Education is floundering not so much in a sea of troubles, but under a flood of inappropriate technology. The rise of Bill Gates has taken the critical edge off the epithets "geek" and "nerd", yet calling someone a Luddite is enough to foreclose any criticism of our brave new online world.

High-tech heretics are finding it difficult to compete in the glibness stakes with feel-good mantras such as "lifelong learning". These soundbites distract us from more substantive issues, such as the possibility that lifelong learning is in danger of being defined as having to spend the rest of our lives learning what we were once taught by the age of 18.

Even within the market logic of the myopic tendency to view education as training, students should be wary about gaining short-term, non-transferable technical skills that quickly become obsolete, and concentrate on the higher order educational qualities that really do last a lifetime. Information technologies exist - therefore we are under pressure to use them in as many contexts as possible: when you have a hammer, everything looks like a nail.

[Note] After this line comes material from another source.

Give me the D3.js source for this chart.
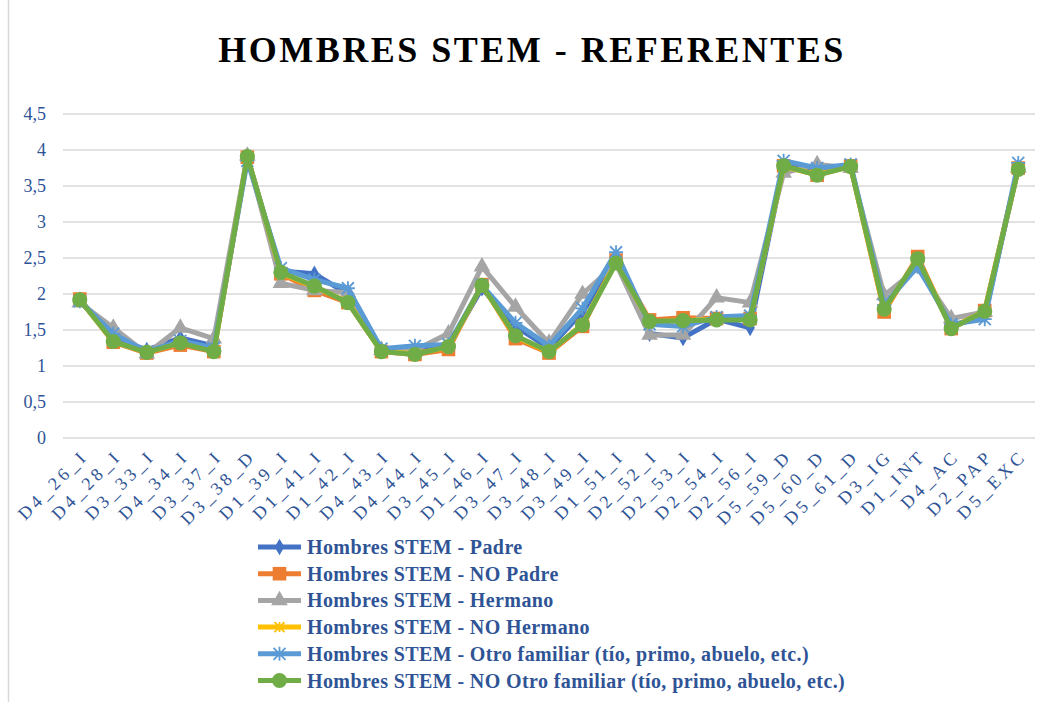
<!DOCTYPE html>
<html>
<head>
<meta charset="utf-8">
<script src="https://cdn.jsdelivr.net/npm/d3@7"></script>
<style>
  html, body { margin: 0; padding: 0; background: #fff; }
  svg { display: block; }
</style>
</head>
<body>
<svg id="chart" width="1040" height="702"></svg>
<script>
// Categories along the x axis
const categories = ["D4_26_I","D4_28_I","D3_33_I","D4_34_I","D3_37_I","D3_38_D","D1_39_I","D1_41_I","D1_42_I","D4_43_I","D4_44_I","D3_45_I","D1_46_I","D3_47_I","D3_48_I","D3_49_I","D1_51_I","D2_52_I","D2_53_I","D2_54_I","D2_56_I","D5_59_D","D5_60_D","D5_61_D","D3_IG","D1_INT","D4_AC","D2_PAP","D5_EXC"];

// Mean score per category for each group
const padre      = [1.92,1.40,1.22,1.39,1.28,3.90,2.32,2.28,2.00,1.21,1.20,1.28,2.08,1.55,1.25,1.75,2.45,1.45,1.39,1.65,1.53,3.78,3.72,3.77,1.82,2.45,1.55,1.70,3.75];
const noPadre    = [1.93,1.33,1.18,1.29,1.20,3.90,2.28,2.05,1.88,1.20,1.16,1.23,2.13,1.38,1.18,1.55,2.47,1.64,1.67,1.66,1.66,3.78,3.65,3.78,1.75,2.52,1.52,1.77,3.75];
const hermano    = [1.88,1.53,1.17,1.53,1.38,3.92,2.15,2.05,2.02,1.22,1.22,1.45,2.38,1.82,1.32,2.00,2.42,1.43,1.43,1.95,1.88,3.68,3.80,3.75,1.98,2.36,1.66,1.75,3.75];
const noHermano  = [1.92,1.34,1.19,1.32,1.21,3.90,2.29,2.10,1.89,1.20,1.17,1.26,2.12,1.41,1.19,1.58,2.44,1.61,1.63,1.65,1.65,3.77,3.66,3.77,1.78,2.49,1.53,1.76,3.74];
const otro       = [1.90,1.45,1.20,1.35,1.25,3.85,2.36,2.20,2.08,1.24,1.28,1.30,2.12,1.60,1.28,1.80,2.58,1.58,1.55,1.68,1.70,3.85,3.75,3.80,1.85,2.38,1.58,1.65,3.82];
const noOtro     = [1.92,1.34,1.19,1.32,1.20,3.91,2.30,2.11,1.88,1.20,1.16,1.27,2.12,1.42,1.20,1.57,2.43,1.62,1.63,1.64,1.64,3.78,3.65,3.77,1.79,2.49,1.52,1.76,3.73];

const seriesNames = [
  "Hombres STEM - Padre",
  "Hombres STEM - NO Padre",
  "Hombres STEM - Hermano",
  "Hombres STEM - NO Hermano",
  "Hombres STEM - Otro familiar (tío, primo, abuelo, etc.)",
  "Hombres STEM - NO Otro familiar (tío, primo, abuelo, etc.)"
];
const seriesValues = [padre, noPadre, hermano, noHermano, otro, noOtro];
const seriesColors = ["#4472C4","#ED7D31","#A5A5A5","#FFC000","#5B9BD5","#70AD47"];
const seriesMarkers = ["diamond","square","triangle","cross","star","circle"];

const yTicks = [0,0.5,1,1.5,2,2.5,3,3.5,4,4.5];
const title = "HOMBRES STEM - REFERENTES";

const svg = d3.select("#chart");
const textColor = "#2F5496";
const serif = "'Liberation Serif', 'Times New Roman', serif";

// chart frame edge
svg.append("line")
  .attr("x1", 8.5).attr("x2", 8.5).attr("y1", 0).attr("y2", 702)
  .attr("stroke", "#d9d9d9").attr("stroke-width", 1.5);

const plot = { left: 63, right: 1035, top: 114, bottom: 438 };

const x = d3.scalePoint()
  .domain(categories)
  .range([plot.left, plot.right])
  .padding(0.5);

const y = d3.scaleLinear()
  .domain([0, 4.5])
  .range([plot.bottom, plot.top]);

// title
svg.append("text")
  .attr("x", 532).attr("y", 62)
  .attr("text-anchor", "middle")
  .attr("font-family", serif)
  .attr("font-weight", "bold")
  .attr("font-size", 36)
  .attr("letter-spacing", 2.5)
  .attr("fill", "#000")
  .text(title);

// horizontal gridlines
svg.append("g")
  .selectAll("line")
  .data(yTicks)
  .join("line")
  .attr("x1", plot.left).attr("x2", plot.right)
  .attr("y1", d => y(d)).attr("y2", d => y(d))
  .attr("stroke", "#d9d9d9").attr("stroke-width", 1.5);

// y axis labels
const yAxis = d3.axisLeft(y)
  .tickValues(yTicks)
  .tickSize(0)
  .tickPadding(0)
  .tickFormat(d => String(d).replace(".", ","));
const yg = svg.append("g")
  .attr("transform", `translate(46,0)`)
  .call(yAxis);
yg.select(".domain").remove();
yg.selectAll("text")
  .attr("font-family", serif)
  .attr("font-size", 18)
  .attr("fill", textColor)
  .attr("dy", "0.32em");

// x axis labels, rotated
const xAxis = d3.axisBottom(x).tickSize(0).tickPadding(0);
const xg = svg.append("g")
  .attr("transform", `translate(0,${plot.bottom})`)
  .call(xAxis);
xg.select(".domain").remove();
xg.selectAll("text")
  .attr("font-family", serif)
  .attr("font-size", 18)
  .attr("letter-spacing", 3.8)
  .attr("fill", textColor)
  .attr("text-anchor", "end")
  .attr("dy", null)
  .attr("y", 0)
  .attr("transform", "translate(9,19) rotate(-45)");

// marker shapes
function markerPath(kind) {
  switch (kind) {
    case "diamond": return d3.symbol(d3.symbolDiamond, 80)();
    case "square": return d3.symbol(d3.symbolSquare, 185)();
    case "triangle": return d3.symbol(d3.symbolTriangle, 120)();
    case "circle": return d3.symbol(d3.symbolCircle, 180)();
    case "cross": return "M-5,-5L5,5M-5,5L5,-5M0,-5L0,5";
    case "star": return "M-6,-6L6,6M-6,6L6,-6M0,-7L0,7M-7,0L7,0";
  }
}

const line = d3.line()
  .x((d, i) => x(categories[i]))
  .y(d => y(d));

const seriesG = svg.append("g");
seriesValues.forEach((vals, s) => {
  const g = seriesG.append("g");
  g.append("path")
    .datum(vals)
    .attr("d", line)
    .attr("fill", "none")
    .attr("stroke", seriesColors[s])
    .attr("stroke-width", 5)
    .attr("stroke-linejoin", "round");
  const isStroke = seriesMarkers[s] === "cross" || seriesMarkers[s] === "star";
  g.selectAll("path.m")
    .data(vals)
    .join("path")
    .attr("class", "m")
    .attr("transform", (d, i) => `translate(${x(categories[i])},${y(d)})`)
    .attr("d", markerPath(seriesMarkers[s]))
    .attr("fill", isStroke ? "none" : seriesColors[s])
    .attr("stroke", seriesColors[s])
    .attr("stroke-width", isStroke ? 1.8 : 0);
});

// legend
const legend = svg.append("g");
const legendRowY = d3.range(seriesNames.length).map(i => 547 + i * 26.7);
seriesNames.forEach((name, s) => {
  const ly = legendRowY[s];
  const g = legend.append("g");
  g.append("line")
    .attr("x1", 258).attr("x2", 301)
    .attr("y1", ly).attr("y2", ly)
    .attr("stroke", seriesColors[s]).attr("stroke-width", 5);
  const isStroke = seriesMarkers[s] === "cross" || seriesMarkers[s] === "star";
  g.append("path")
    .attr("transform", `translate(279.5,${ly})`)
    .attr("d", markerPath(seriesMarkers[s]))
    .attr("fill", isStroke ? "none" : seriesColors[s])
    .attr("stroke", seriesColors[s])
    .attr("stroke-width", isStroke ? 1.8 : 0);
  g.append("text")
    .attr("x", 307).attr("y", ly)
    .attr("dy", "0.35em")
    .attr("font-family", serif)
    .attr("font-weight", "bold")
    .attr("font-size", 20)
    .attr("letter-spacing", 0.4)
    .attr("fill", textColor)
    .text(name);
});
</script>
</body>
</html>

The technology-sponsored devaluation of education is underwritten and reinforced by a wider cultural commitment to its McDonaldisation. Almost overnight, students have become customers with rights and no responsibilities, and previously intellectually coherent courses have been replaced with their "extra-value meal" equivalents: discrete, stand-alone modules. Keeping the metaphor going, even the double hit of soft-drink caffeine and sugar is represented by the new obsession for stimulation. If you do not stimulate, you are not teaching effectively. Deep knowledge gained by wide-reading and long reflection is out, lateral associations, de-contextualised informational (Mc)nuggets and hypertext links are in.

Names such as the University for Industry and the National Grid of Learning reflect the government's commitment to subtle conflation of the distinctive values of training and education. If you doubt the difference, imagine your son or daughter coming home from school and saying: "It was great today, we had sex education," and contrast your ensuing anxiety level with that you would have felt if they had said instead: "Guess what? We've had sex training." Despite the rhetoric of the "knowledge economy", certain differentiating connotations of knowledge and information are conveniently overlooked in the rush to build this new National Grid with its vision of a lap-top on every desk. The iconoclastic qualities of new technologies have, thus, found a receptive cultural environment.

The British Computer Society asserts that "schools of the future are likely to be framed (or limited) by 'walls of the mind' rather than by organisational or building structures". The implication is that students may need to reconfigure their minds to suit the technology. The tail is now wagging the dog.

Institutional forms of education are under threat from a combined commercial and utilitarian, technologically sponsored philistinism that would make Mr Gradgrind proud. Knowledge's age-old key connotation of "intellectual perception" has been supplanted by the e-knowledge substitute that merely necessitates a non-reflexive facility with large quantities of information. Even this interpretation of the shift may be overly generous given that for information to be more than just data it needs to be presented in a structured form.

The internet liberates information from the constraint of dusty book covers but simultaneously drags the browser into a quagmire of unverified data. It frequently devalues, or ignores completely, the wealth of knowledge and sophisticated information-filtering processes built up over centuries by a series of professionals ranging from editors to librarians. The internet's huge reservoir of potential information is its great advantage and its much more seldomly acknowledged weakness. It is an inherently fragmented source of information, as Clifford Stoll points out in Silicon Snake Oil: "Data isn't information, any more than 50 tons of cement is a skyscraper."

New interactive technologies are introduced to the educational process with scant prior evidence of their pedagogic benefits and with the axiomatic threat that failure to adopt them means that you will be left further behind in the IT race to no one knows where. Marshall McLuhan seems to have been proved right, the medium now dominates the message: form is increasingly becoming more important than content. The next time you hear someone selling the stimulating properties of online education remember the warning of Hannah Arendt: "There are a great many authors of the past who have survived centuries of oblivion and neglect... but it is still an open question as to whether they will be able to survive an entertaining version of what they have to say."

Paul A. Taylor is a lecturer in the sociology of technology at the University of Salford.